-- begin Data for processing --

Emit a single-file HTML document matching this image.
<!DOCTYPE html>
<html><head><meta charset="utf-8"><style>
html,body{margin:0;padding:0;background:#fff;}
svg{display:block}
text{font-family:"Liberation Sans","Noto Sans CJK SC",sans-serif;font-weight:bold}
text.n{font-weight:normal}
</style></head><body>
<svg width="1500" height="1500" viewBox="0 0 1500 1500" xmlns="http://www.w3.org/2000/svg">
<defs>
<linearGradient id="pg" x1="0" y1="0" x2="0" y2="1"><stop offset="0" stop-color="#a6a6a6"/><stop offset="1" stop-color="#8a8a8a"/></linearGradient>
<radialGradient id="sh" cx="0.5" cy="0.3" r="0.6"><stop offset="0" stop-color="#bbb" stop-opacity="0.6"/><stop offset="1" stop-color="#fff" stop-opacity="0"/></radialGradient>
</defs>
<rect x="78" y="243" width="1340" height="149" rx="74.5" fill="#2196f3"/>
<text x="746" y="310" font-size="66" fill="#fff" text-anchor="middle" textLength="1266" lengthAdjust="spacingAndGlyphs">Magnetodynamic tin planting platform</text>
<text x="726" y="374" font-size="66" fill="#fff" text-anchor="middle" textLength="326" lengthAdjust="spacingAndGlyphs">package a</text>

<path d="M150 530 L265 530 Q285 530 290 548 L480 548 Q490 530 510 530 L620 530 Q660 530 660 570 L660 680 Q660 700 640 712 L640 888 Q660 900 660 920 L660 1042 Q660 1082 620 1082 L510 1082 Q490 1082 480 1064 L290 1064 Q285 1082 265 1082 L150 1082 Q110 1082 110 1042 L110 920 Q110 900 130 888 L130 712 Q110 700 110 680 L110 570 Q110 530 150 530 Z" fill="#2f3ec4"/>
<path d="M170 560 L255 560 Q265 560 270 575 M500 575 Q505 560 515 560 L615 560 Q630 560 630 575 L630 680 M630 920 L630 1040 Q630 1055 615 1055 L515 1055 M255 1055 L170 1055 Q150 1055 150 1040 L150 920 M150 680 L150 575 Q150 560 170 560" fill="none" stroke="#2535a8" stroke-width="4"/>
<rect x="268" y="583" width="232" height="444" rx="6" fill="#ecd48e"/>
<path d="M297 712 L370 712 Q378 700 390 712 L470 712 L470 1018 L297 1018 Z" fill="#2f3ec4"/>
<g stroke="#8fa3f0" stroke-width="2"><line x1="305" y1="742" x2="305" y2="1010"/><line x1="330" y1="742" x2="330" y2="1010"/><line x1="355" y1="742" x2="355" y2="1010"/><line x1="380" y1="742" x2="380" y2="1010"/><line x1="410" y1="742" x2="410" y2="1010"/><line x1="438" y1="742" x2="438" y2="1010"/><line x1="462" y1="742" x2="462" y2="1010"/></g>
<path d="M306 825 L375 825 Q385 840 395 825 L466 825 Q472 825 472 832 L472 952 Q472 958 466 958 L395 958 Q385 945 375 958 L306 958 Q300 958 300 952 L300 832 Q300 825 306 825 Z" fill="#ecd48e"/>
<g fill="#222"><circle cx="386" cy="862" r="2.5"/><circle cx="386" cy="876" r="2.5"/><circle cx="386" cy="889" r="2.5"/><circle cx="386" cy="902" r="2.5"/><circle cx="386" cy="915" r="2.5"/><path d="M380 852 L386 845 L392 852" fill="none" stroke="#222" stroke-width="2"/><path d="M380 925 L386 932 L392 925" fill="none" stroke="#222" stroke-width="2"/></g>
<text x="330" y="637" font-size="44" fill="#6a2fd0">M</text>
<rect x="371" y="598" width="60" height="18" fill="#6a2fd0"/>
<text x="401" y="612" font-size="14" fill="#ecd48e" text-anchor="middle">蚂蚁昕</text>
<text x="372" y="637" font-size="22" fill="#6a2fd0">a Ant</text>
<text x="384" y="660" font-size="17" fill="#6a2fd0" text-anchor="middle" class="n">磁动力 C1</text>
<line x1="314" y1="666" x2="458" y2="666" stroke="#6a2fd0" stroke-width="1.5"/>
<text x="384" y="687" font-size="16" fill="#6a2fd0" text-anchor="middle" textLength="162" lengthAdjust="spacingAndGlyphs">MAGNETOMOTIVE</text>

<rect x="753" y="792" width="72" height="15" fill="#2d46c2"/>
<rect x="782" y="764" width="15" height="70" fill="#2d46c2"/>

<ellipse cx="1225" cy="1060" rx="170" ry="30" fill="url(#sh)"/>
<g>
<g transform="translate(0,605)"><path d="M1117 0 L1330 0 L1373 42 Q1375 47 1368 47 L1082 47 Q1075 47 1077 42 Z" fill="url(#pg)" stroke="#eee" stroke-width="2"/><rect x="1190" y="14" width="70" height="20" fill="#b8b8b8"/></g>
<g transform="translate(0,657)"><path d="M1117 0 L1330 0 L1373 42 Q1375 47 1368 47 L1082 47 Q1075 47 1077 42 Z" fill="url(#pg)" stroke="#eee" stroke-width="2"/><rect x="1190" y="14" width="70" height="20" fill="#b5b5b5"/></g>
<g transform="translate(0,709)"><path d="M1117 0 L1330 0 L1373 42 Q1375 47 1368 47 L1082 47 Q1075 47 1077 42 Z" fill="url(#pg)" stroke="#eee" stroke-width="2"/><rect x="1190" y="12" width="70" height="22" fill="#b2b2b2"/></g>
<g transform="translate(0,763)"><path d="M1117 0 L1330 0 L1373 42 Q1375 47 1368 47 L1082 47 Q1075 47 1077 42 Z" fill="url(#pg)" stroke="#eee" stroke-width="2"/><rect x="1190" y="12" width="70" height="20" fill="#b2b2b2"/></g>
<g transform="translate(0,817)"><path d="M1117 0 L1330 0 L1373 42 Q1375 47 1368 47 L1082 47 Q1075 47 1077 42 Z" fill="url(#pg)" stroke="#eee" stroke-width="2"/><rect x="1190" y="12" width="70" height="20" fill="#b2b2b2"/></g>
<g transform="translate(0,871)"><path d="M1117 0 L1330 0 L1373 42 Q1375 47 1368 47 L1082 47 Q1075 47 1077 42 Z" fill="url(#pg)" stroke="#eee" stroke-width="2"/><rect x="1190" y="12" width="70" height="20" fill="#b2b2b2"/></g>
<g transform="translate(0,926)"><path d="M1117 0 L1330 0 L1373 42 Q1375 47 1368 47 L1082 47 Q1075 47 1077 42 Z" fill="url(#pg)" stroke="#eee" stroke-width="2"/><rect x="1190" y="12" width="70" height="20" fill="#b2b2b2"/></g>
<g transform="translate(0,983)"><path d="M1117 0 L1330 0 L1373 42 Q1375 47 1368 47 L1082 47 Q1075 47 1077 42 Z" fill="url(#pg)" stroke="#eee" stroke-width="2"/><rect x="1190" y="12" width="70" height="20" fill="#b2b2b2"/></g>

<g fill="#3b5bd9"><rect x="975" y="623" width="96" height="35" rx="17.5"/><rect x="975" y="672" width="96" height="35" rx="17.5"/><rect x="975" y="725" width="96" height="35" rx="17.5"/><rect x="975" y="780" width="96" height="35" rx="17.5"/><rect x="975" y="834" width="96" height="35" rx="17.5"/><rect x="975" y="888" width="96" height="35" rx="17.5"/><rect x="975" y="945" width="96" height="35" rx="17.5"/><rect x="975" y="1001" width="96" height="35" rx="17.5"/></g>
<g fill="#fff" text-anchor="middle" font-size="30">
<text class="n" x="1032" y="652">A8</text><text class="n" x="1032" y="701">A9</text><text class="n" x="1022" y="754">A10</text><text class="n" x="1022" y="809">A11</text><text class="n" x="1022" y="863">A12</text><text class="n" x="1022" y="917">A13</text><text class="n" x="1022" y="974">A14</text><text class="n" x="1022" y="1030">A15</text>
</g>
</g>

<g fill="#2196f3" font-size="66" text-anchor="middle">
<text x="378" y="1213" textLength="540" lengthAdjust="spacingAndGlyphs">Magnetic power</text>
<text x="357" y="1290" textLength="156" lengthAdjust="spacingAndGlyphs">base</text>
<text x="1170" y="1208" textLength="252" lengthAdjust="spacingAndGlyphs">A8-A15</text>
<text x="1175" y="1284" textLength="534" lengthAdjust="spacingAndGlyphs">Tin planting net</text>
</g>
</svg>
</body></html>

-- end Data for processing --
-- begin Data for processing --

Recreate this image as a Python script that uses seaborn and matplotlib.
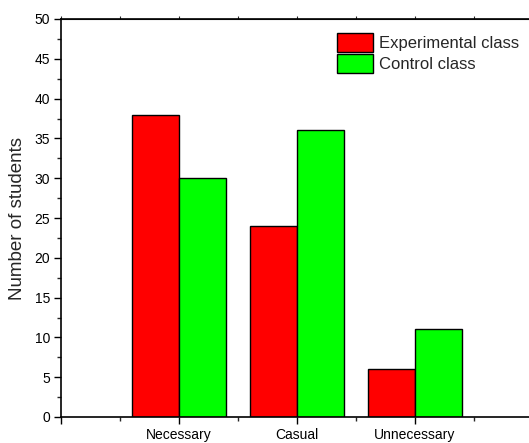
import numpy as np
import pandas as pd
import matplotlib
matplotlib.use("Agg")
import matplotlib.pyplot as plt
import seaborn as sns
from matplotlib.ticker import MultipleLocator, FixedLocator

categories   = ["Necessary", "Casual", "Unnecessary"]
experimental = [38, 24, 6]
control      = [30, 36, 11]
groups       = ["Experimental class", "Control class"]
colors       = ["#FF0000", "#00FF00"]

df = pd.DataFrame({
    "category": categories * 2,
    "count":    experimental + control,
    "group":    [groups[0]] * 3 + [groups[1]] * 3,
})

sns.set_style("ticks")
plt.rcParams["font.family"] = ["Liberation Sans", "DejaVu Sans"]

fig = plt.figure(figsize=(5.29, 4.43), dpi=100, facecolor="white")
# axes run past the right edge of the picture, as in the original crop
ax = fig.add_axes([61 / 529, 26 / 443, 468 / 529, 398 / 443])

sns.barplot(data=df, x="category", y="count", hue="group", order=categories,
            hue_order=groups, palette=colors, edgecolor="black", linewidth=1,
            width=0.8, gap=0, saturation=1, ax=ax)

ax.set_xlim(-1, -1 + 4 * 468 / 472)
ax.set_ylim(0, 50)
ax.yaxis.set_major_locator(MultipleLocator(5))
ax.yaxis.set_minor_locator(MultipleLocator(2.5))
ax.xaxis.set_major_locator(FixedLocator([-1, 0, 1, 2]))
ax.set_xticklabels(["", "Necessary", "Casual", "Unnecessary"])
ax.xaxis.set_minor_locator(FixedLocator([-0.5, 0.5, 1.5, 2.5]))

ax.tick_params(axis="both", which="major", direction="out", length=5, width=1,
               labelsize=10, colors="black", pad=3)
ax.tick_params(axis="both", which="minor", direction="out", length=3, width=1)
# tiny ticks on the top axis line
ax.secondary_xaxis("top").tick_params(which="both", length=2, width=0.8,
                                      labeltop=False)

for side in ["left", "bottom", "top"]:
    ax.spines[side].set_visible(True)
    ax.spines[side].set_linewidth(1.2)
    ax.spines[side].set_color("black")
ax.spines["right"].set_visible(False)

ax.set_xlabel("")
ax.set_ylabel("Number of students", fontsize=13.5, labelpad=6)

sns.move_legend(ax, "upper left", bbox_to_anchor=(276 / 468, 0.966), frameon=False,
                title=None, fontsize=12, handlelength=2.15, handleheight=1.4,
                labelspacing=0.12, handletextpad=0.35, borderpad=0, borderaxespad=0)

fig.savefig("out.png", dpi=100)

-- end Data for processing --

▸ **Exercise goal**: Omit the pictures. Extract exactly the lines that begin with the one holding "Recreate this image" and end with the one holding "width=0.8, gap=0, saturation=1, ax=ax)", inclusive.

▸ **Written solution**:
Recreate this image as a Python script that uses seaborn and matplotlib.
import numpy as np
import pandas as pd
import matplotlib
matplotlib.use("Agg")
import matplotlib.pyplot as plt
import seaborn as sns
from matplotlib.ticker import MultipleLocator, FixedLocator

categories   = ["Necessary", "Casual", "Unnecessary"]
experimental = [38, 24, 6]
control      = [30, 36, 11]
groups       = ["Experimental class", "Control class"]
colors       = ["#FF0000", "#00FF00"]

df = pd.DataFrame({
    "category": categories * 2,
    "count":    experimental + control,
    "group":    [groups[0]] * 3 + [groups[1]] * 3,
})

sns.set_style("ticks")
plt.rcParams["font.family"] = ["Liberation Sans", "DejaVu Sans"]

fig = plt.figure(figsize=(5.29, 4.43), dpi=100, facecolor="white")
# axes run past the right edge of the picture, as in the original crop
ax = fig.add_axes([61 / 529, 26 / 443, 468 / 529, 398 / 443])

sns.barplot(data=df, x="category", y="count", hue="group", order=categories,
            hue_order=groups, palette=colors, edgecolor="black", linewidth=1,
            width=0.8, gap=0, saturation=1, ax=ax)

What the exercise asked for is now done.